**Written request**
Copy out all lines with the word "script" in them.

**Material provided**
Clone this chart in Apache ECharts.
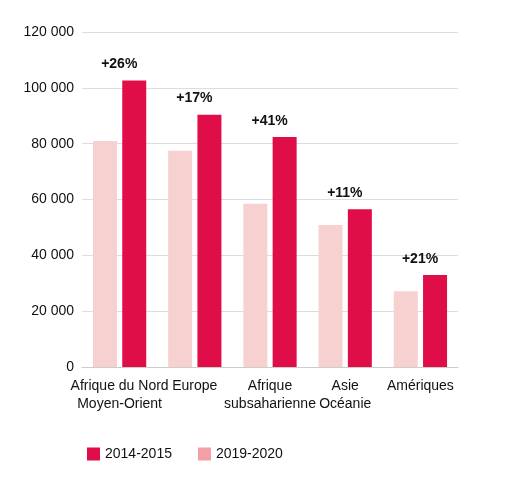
<!DOCTYPE html>
<html>
<head>
<meta charset="utf-8">
<script src="https://cdn.jsdelivr.net/npm/echarts@6/dist/echarts.min.js"></script>
<style>html,body{margin:0;background:#fff}#main{width:532px;height:500px}</style>
</head>
<body>
<div id="main"></div>
<script>
const CATEGORIES = ['Afrique du Nord\nMoyen-Orient', 'Europe', 'Afrique\nsubsaharienne', 'Asie\nOcéanie', 'Amériques'];
const VALUES_2019 = [81000, 77500, 58500, 50900, 27100];
const VALUES_2014 = [102600, 90400, 82400, 56500, 33000];
const GROWTH = ['+26%', '+17%', '+41%', '+11%', '+21%'];
const Y_TICKS = [0, 20000, 40000, 60000, 80000, 100000, 120000];

const FONT = 'Liberation Sans';

echarts.init(document.getElementById('main')).setOption({
    textStyle: {fontFamily: FONT},
    animation: false,
    grid: {left: 82, right: 74, top: 32, bottom: 133},
    legend: {
        data: [
            {name: '2014-2015', itemStyle: {color: '#e00e48'}},
            {name: '2019-2020', itemStyle: {color: '#f2a0a6'}}
        ],
        left: 82, top: 442,
        icon: 'rect', itemWidth: 13, itemHeight: 13, itemGap: 26,
        textStyle: {fontSize: 14, color: '#111', fontFamily: FONT}
    },
    xAxis: {
        type: 'category',
        data: CATEGORIES,
        axisTick: {show: false},
        axisLine: {lineStyle: {color: '#ccc'}},
        axisLabel: {color: '#111', fontSize: 14, lineHeight: 18, margin: 10, interval: 0}
    },
    yAxis: {
        type: 'value',
        min: Y_TICKS[0], max: Y_TICKS[Y_TICKS.length - 1], interval: 20000,
        axisLabel: {
            color: '#111', fontSize: 14, margin: 8,
            formatter: v => String(v).replace(/\B(?=(\d{3})+(?!\d))/g, ' ')
        },
        splitLine: {lineStyle: {color: '#ddd', width: 1}}
    },
    series: [
        {
            name: '2019-2020', type: 'bar', data: VALUES_2019,
            barWidth: 24, barGap: '22%',
            itemStyle: {color: '#f7d0d0'}
        },
        {
            name: '2014-2015', type: 'bar', data: VALUES_2014,
            barWidth: 24,
            itemStyle: {color: '#e00e48'},
            label: {
                show: true, position: 'top', distance: 9, offset: [-15, 0],
                formatter: p => GROWTH[p.dataIndex],
                color: '#111', fontSize: 14, fontWeight: 'bold'
            }
        }
    ]
});
</script>
</body>
</html>
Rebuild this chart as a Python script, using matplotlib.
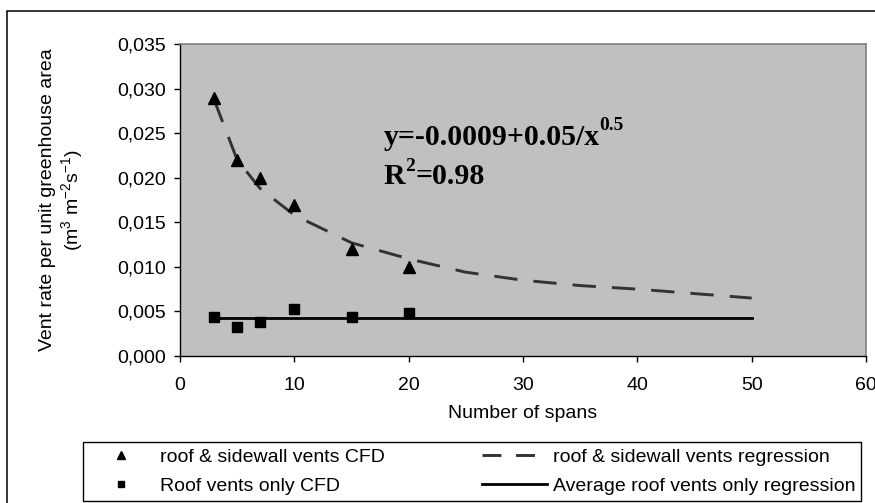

**Finished task**
<script src="https://cdn.jsdelivr.net/npm/echarts@6/dist/echarts.min.js"></script>
<script>
</script>
Rebuild this chart as a Python script, using matplotlib.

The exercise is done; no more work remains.